Unhooking the phone from its cable, she slid out of bed and poked her toes through the slots of her flip-flops. She dragged her feet and the foam-bottomed shoes scraped across the rough boards.
The roses and lily scent faded, and something else took its place. The new smell was sour and dark.
“Mom?” Denise called out. She reached her bedroom door and hung on to it, looking down at the hall’s carpet runner and checking for footprints. There weren’t any. “Mike?”
Nobody answered.
The smell grew stronger. The air grew thicker, and Denise felt light-headed. She let go of the doorframe and stepped into the hall, then took the rail and stood near the top of the stairs.
“Mom? Mike?”
Nothing was going on. Nothing was weird. If there was a terrible smell, it was in her imagination—or else it was in the attic, where there were plenty of terrible smells to go around. Just a draft, that’s all. Just a rush of air pushing down under the door, into the rest of the house. Just some ghost with a grudge, or a different ghost with a pleasant odor and gentle warnings.

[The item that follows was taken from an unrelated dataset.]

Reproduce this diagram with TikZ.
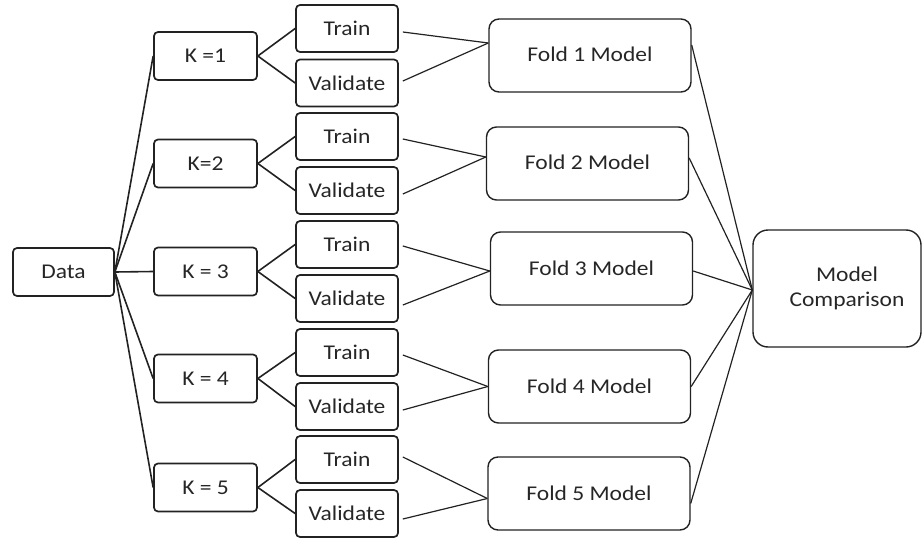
\documentclass[tikz,border=0pt]{standalone}
\usepackage{fontspec}
\setmainfont{Carlito}[FakeStretch=1.12]
\usetikzlibrary{calc}
\definecolor{linec}{HTML}{222222}
\definecolor{txtc}{HTML}{262626}
\begin{document}
\begin{tikzpicture}[x=1pt,y=-1pt,
  lbl/.style={font=\fontsize{21}{25}\selectfont, text=txtc},
  sbox/.style={lbl, draw=linec, line width=1.7pt, rounded corners=4pt,
    minimum width=102pt, minimum height=47pt, inner sep=0pt},
  fbox/.style={lbl, draw=linec, line width=1.4pt, rounded corners=10pt,
    minimum width=202pt, minimum height=73pt, inner sep=0pt},
  mcbox/.style={draw=linec, line width=1.4pt, rounded corners=15pt,
    minimum width=168pt, minimum height=117pt, inner sep=0pt},
  link/.style={draw=linec, line width=1.6pt},
  flink/.style={draw=linec, line width=1.2pt}]
\useasboundingbox (0,0) rectangle (924,538);

% Data and K boxes
\node[sbox, minimum width=101pt, minimum height=48pt] (data) at (63.5,272) {Data};
\node[sbox, minimum width=103pt, minimum height=48pt] (k1) at (205.5,56) {K =1};
\node[sbox, minimum width=103pt, minimum height=48pt] (k2) at (205.5,163.5) {K=2};
\node[sbox, minimum width=103pt, minimum height=48pt] (k3) at (205.5,271.5) {K = 3};
\node[sbox, minimum width=103pt, minimum height=48pt] (k4) at (205.5,378.5) {K = 4};
\node[sbox, minimum width=103pt, minimum height=48pt] (k5) at (205.5,487.5) {K = 5};

% Train / Validate boxes
\node[sbox] (t1) at (347,28.5) {Train};
\node[sbox] (v1) at (347,83) {Validate};
\node[sbox] (t2) at (347,136.5) {Train};
\node[sbox] (v2) at (347,190.5) {Validate};
\node[sbox] (t3) at (347,244.5) {Train};
\node[sbox] (v3) at (347,298.5) {Validate};
\node[sbox] (t4) at (347,352.5) {Train};
\node[sbox] (v4) at (347,406.5) {Validate};
\node[sbox] (t5) at (347,459.5) {Train};
\node[sbox] (v5) at (347,513.5) {Validate};

% Fold model boxes
\node[fbox] (f1) at (590,55.5) {\raisebox{3pt}{Fold 1 Model}};
\node[fbox] (f2) at (587.5,163.5) {\raisebox{2pt}{Fold 2 Model}};
\node[fbox] (f3) at (591.5,268.5) {Fold 3 Model};
\node[fbox] (f4) at (589.5,386.5) {Fold 4 Model};
\node[fbox] (f5) at (589,493.5) {Fold 5 Model};

% Model comparison
\node[mcbox, label={[lbl, align=center, xshift=10pt]center:Model\\Comparison}] (mc) at (837,288.5) {};
\coordinate (mcin) at ([yshift=-1.5pt]mc.west);

% Data -> K
\foreach \k in {1,...,5} {\draw[link] (data.east) -- (k\k.west);}
% K -> Train / Validate
\foreach \k in {1,...,5} {
  \draw[link] (k\k.east) -- (t\k.west);
  \draw[link] (k\k.east) -- (v\k.west);
}
% Train / Validate -> Fold
\draw[flink] ([xshift=4pt,yshift=-3.5pt]t1.east) -- ([yshift=12.5pt]f1.west);
\draw[flink] ([xshift=4pt,yshift=2pt]v1.east) -- ([yshift=12.5pt]f1.west);
\draw[flink] ([xshift=4pt,yshift=-2.5pt]t2.east) -- ([yshift=6.5pt]f2.west);
\draw[flink] ([xshift=4pt,yshift=-3.5pt]v2.east) -- ([yshift=6.5pt]f2.west);
\draw[flink] ([xshift=4pt,yshift=-1.5pt]t3.east) -- ([yshift=-2.5pt]f3.west);
\draw[flink] ([xshift=4pt,yshift=-6.5pt]v3.east) -- ([yshift=-2.5pt]f3.west);
\draw[flink] ([xshift=4pt,yshift=-2.5pt]t4.east) -- ([yshift=0pt]f4.west);
\draw[flink] ([xshift=4pt,yshift=-3.5pt]v4.east) -- ([yshift=0pt]f4.west);
\draw[flink] ([xshift=4pt,yshift=2.5pt]t5.east) -- ([yshift=-5pt]f5.west);
\draw[flink] ([xshift=4pt,yshift=-5.5pt]v5.east) -- ([yshift=-5pt]f5.west);

% Fold -> Model comparison
\draw[flink] ([yshift=10.5pt]f1.east) -- (mcin);
\draw[flink] ([yshift=5.5pt]f2.east) -- (mcin);
\draw[flink] ([yshift=-2.5pt]f3.east) -- (mcin);
\draw[flink] ([yshift=0pt]f4.east) -- (mcin);
\draw[flink] ([yshift=-10pt]f5.east) -- (mcin);
\end{tikzpicture}
\end{document}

She kind of wished she had Terry’s recorder handy. She wondered if anything was trying to talk, and she just couldn’t hear it. Surely something was trying to communicate.
Her phone was a solid lump in her shorts pocket. She pulled it out. Terry hadn’t texted back, but the phone had a voice recorder feature buried in it somewhere.
Still standing on the stairs, she poked at the screen until she found what she was looking for. She pressed the icon to turn on the mic. She held it out like she’d seen Terry do, away from her body, away from the static noise of her clothes, her breathing, her heartbeat.
“Is there anybody here with me?” she whispered. “What do you want?”